Uwe Heimowski, politischer Beauftragter der EAD, und Dorothea Kirschner, die im Berliner Büro der EAD die Leitung innehat, interviewten einige Teilnehmer der Tagung in einer abschließenden Plenumsrunde, u.a. Jahmilia Kargbo5 und Ulrich Effing6. In dieser Runde wurde unser Engagement im Irak mit der ojcos-stiftung durch David Müller und das politische Engagement der OJC in der Form eines Interviews mit uns beiden in besonderer Weise als Beispiel gesellschaftlich-politischen Engagements hervorgehoben und gewürdigt.

„Zukunft wagen – Hoffnung riskieren – politisch handeln“ war das Motto dieser Tagung, das sich wie ein roter Faden durch alle Vorträge, Gesprächsgruppen und Andachten zog. Die Herausforderungen wurden nicht ausgeblendet, die Probleme der Zukunft beim Namen genannt und doch lag als fruchtbarer Boden unter allem die Hoffnung, die wir als Christen durch Christus selbst haben. Eine Hoffnung, die zum Handeln ermutigt und befähigt.

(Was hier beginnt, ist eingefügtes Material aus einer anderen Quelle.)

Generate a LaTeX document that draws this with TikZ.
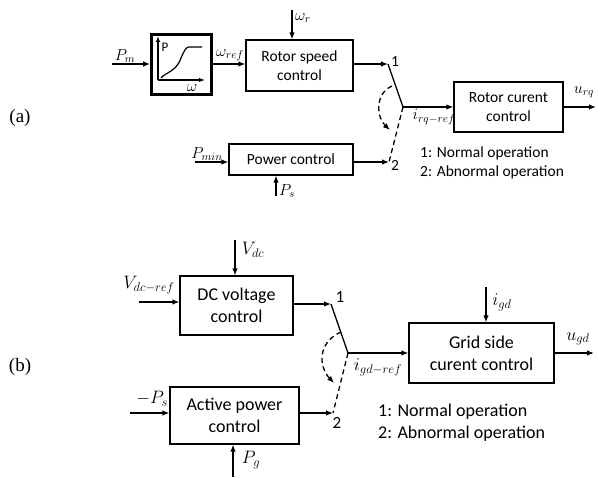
\RequirePackage{fix-cm}
\documentclass[tikz,border=0pt]{standalone}
\usepackage{fontspec}
\newfontfamily\calib{Carlito}
\newfontfamily\timesf{Liberation Serif}
\usetikzlibrary{arrows.meta}
\begin{document}
\begin{tikzpicture}[x=1pt,y=-1pt,
  blk/.style={draw, line width=1.2pt, inner sep=0pt, align=center},
  txa/.style={font=\calib\fontsize{15.5}{19}\selectfont},
  txb/.style={font=\calib\fontsize{18}{22}\selectfont},
  mla/.style={inner sep=0pt, font=\fontsize{16}{18}\selectfont},
  mlb/.style={inner sep=0pt, font=\fontsize{18}{20}\selectfont},
  sig/.style={line width=1.3pt, -{Latex[length=7pt,width=5.5pt]}},
  swl/.style={line width=1.3pt},
  dsh/.style={line width=1.3pt, dash pattern=on 5pt off 3.5pt},
  dsha/.style={line width=1.3pt, dash pattern=on 5pt off 3.5pt, -{Latex[length=7pt,width=5.5pt]}},
  tag/.style={inner sep=0pt, font=\timesf\fontsize{19}{22}\selectfont}
]
\useasboundingbox (0,0) rectangle (598,478);

% ---------------- (a) ----------------
\node[tag] (ta) at (20,118) {(a)};
\node[draw, line width=2.6pt, minimum width=60pt, minimum height=60pt, inner sep=0pt] (fbox) at (181.5,64.5) {};
\coordinate (org) at (158,80);
\coordinate (ytip) at (158,36);
\coordinate (xtip) at (205,80);
\draw[line width=1.2pt, -{Latex[length=6pt,width=4.5pt]}] (org) -- (ytip);
\draw[line width=1.2pt, -{Latex[length=6pt,width=4.5pt]}] (org) -- (xtip);
\draw[line width=1.2pt] (161,78) .. controls (166,72) and (176,72) .. (181,58) .. controls (184,51) and (186,47) .. (189,47) -- (202,47);
\node[inner sep=0pt, font=\calib\fontsize{13}{15}\selectfont] (plab) at (165,47) {P};
\node[mla] (wlab) at (192,88) {$\omega$};

\node[blk, txa, minimum width=107pt, minimum height=51pt] (rsc) at (299.5,65.5) {Rotor speed\\control};
\node[blk, txa, minimum width=109pt, minimum height=50pt] (rcc) at (508.5,107) {Rotor curent\\control};
\node[blk, txa, minimum width=124pt, minimum height=31pt] (pc) at (291,159.5) {Power control};

\coordinate (pmin) at (112,64);
\coordinate (wrtop) at (292,10);
\coordinate (swa1) at (388,64);
\coordinate (swam) at (403,107);
\coordinate (swa2) at (389,162);
\coordinate (urqend) at (596,107);
\coordinate (psbot) at (276,196);
\coordinate (pminin) at (195,162);

\draw[sig] (pmin) -- (pmin -| fbox.west);
\draw[sig] (fbox.east |- pmin) -- (pmin -| rsc.west);
\draw[sig] (wrtop) -- (wrtop |- rsc.north);
\draw[sig] (rsc.east |- swa1) -- (swa1);
\draw[swl] (swa1) -- (swam);
\draw[sig] (swam) -- (swam -| rcc.west);
\draw[sig] (rcc.east) -- (urqend);
\draw[dsh] (swam) -- (swa2);
\draw[sig] (pminin) -- (pminin -| pc.west);
\draw[sig] (pc.east |- swa2) -- (swa2);
\draw[sig] (psbot) -- (psbot |- pc.south);
\coordinate (caS) at (392,86);
\coordinate (caE) at (390,130);
\draw[dsha] (caS) .. controls (374,94) and (377,118) .. (caE);

\node[mla] (lpm) at (125,56) {$P_m$};
\node[mla] (lwref) at (230,55) {$\omega_{ref}$};
\node[mla] (lwr) at (303,18) {$\omega_r$};
\node[inner sep=0pt, font=\calib\fontsize{15.5}{19}\selectfont] (la1) at (395,62) {1};
\node[inner sep=0pt, font=\calib\fontsize{15.5}{19}\selectfont] (la2) at (395,165) {2};
\node[mla] (lirq) at (434,117) {$i_{rq-ref}$};
\node[mla] (lurq) at (584,92) {$u_{rq}$};
\node[mla] (lpmin) at (207,154) {$P_{min}$};
\node[mla] (lps) at (287,191) {$P_s$};
\node[txa, inner sep=0pt, anchor=west] (lga1) at (420,153) {1: Normal operation};
\node[txa, inner sep=0pt, anchor=west] (lga2) at (420,172) {2: Abnormal operation};

% ---------------- (b) ----------------
\node[tag] (tb) at (20,367) {(b)};
\node[blk, txb, minimum width=113pt, minimum height=59pt] (dcv) at (236.5,305.5) {DC voltage\\control};
\node[blk, txb, minimum width=129pt, minimum height=57pt] (apc) at (234.5,415.5) {Active power\\control};
\node[blk, txb, minimum width=145pt, minimum height=60pt] (gsc) at (481.5,353) {Grid side\\curent control};

\coordinate (vdcin) at (139,302);
\coordinate (vdctop) at (235,240);
\coordinate (swb1) at (331,304);
\coordinate (swbm) at (348,353);
\coordinate (swb2) at (333,413);
\coordinate (ugdend) at (594,353);
\coordinate (igdtop) at (486,287);
\coordinate (pgbot) at (233,477);
\coordinate (mpsin) at (130,413);

\draw[sig] (vdcin) -- (vdcin -| dcv.west);
\draw[sig] (vdctop) -- (vdctop |- dcv.north);
\draw[sig] (dcv.east |- swb1) -- (swb1);
\draw[swl] (swb1) -- (swbm);
\draw[sig] (swbm) -- (swbm -| gsc.west);
\draw[sig] (igdtop) -- (igdtop |- gsc.north);
\draw[sig] (gsc.east) -- (ugdend);
\draw[dsh] (swbm) -- (swb2);
\draw[sig] (mpsin) -- (mpsin -| apc.west);
\draw[sig] (apc.east |- swb2) -- (swb2);
\draw[sig] (pgbot) -- (pgbot |- apc.south);
\coordinate (cbS) at (341,332);
\coordinate (cbE) at (334,383);
\draw[dsha] (cbS) .. controls (318,342) and (318,366) .. (cbE);

\node[mlb] (lvdc) at (253,250) {$V_{dc}$};
\node[mlb] (lvdcref) at (149,285) {$V_{dc-ref}$};
\node[inner sep=0pt, font=\calib\fontsize{17}{20}\selectfont] (lb1) at (340,297) {1};
\node[inner sep=0pt, font=\calib\fontsize{17}{20}\selectfont] (lb2) at (337,423) {2};
\node[mlb] (ligd) at (378,367) {$i_{gd-ref}$};
\node[mlb] (ligdl) at (502,302) {$i_{gd}$};
\node[mlb] (lugd) at (578,339) {$u_{gd}$};
\node[mlb] (lmps) at (152,399) {$-P_s$};
\node[mlb] (lpg) at (251,460) {$P_g$};
\node[txb, inner sep=0pt, anchor=west] (lgb1) at (378,412) {1: Normal operation};
\node[txb, inner sep=0pt, anchor=west] (lgb2) at (378,434) {2: Abnormal operation};
\end{tikzpicture}
\end{document}
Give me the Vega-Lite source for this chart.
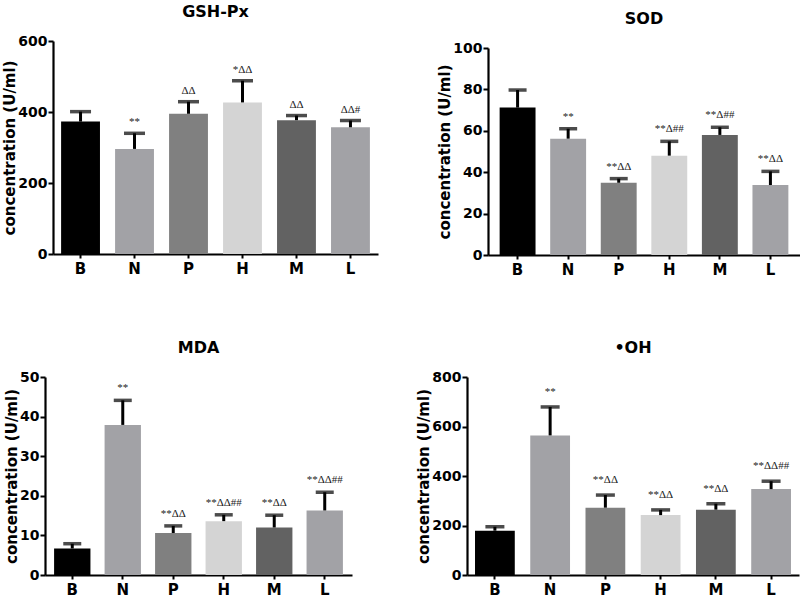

Mein Resümee: Es hat sich absolut gelohnt. Seid Ihr das nächste Mal dabei?

 

Anmerkungen:

  1. Vorsitzender der EAD und ehemaliger Bundestagsabgeordneter
  2. Geschäftsführerin des Alphakurses
  3. Leiter von Multiply-MB Mission in Europa und Zentral Asien und Mitglied im Arbeitskreis Politik
  4. Professor für Missionswissenschaft und interkulturelle Theologie an der theologischen Hochschule Ewersbach
  5. Jungparlamentarierin aus der Großstadt Oberhausen
  6. Langjähriger Leiter der Unternehmenskommunikation der Deichmann-Gruppe und Leiter des Seminars „Krisenkommunikation“ der Christlichen Medienakademie

Zum Arbeitskreis Politik der EAD gehören:

Lisa Walter (Vorsitzende des Arbeitskreises), Frank Heinrich (Vorsitzender EAD), Wolfgang Büsing (Geschäftsführer Arbeitsgemeinschaft Evangelische Missionen), Carsten Korinth (Referent Jugendpolitik und Grundsatzfragen beim CVJM Deutschland), Ute Hauser (Mitarbeiterin des Vereins für Völkerverständigung), Uwe Heimowski (vormals Politischer Beauftragter der Deutschen Evangelischen Allianz), Konstantin Mascher (Prior Offensive Junger Christen – OJC), Johann Matthies (Leiter von Multiply-MB Mission in Europa und Zentral Asien), David Müller (Politikreferent für Religionsfreiheit der ojcos-stiftung), Johannes Schwarz (Redakteur PRO Magazin), Johannes Selle (ehemaliger Bundestagsabgeordneter).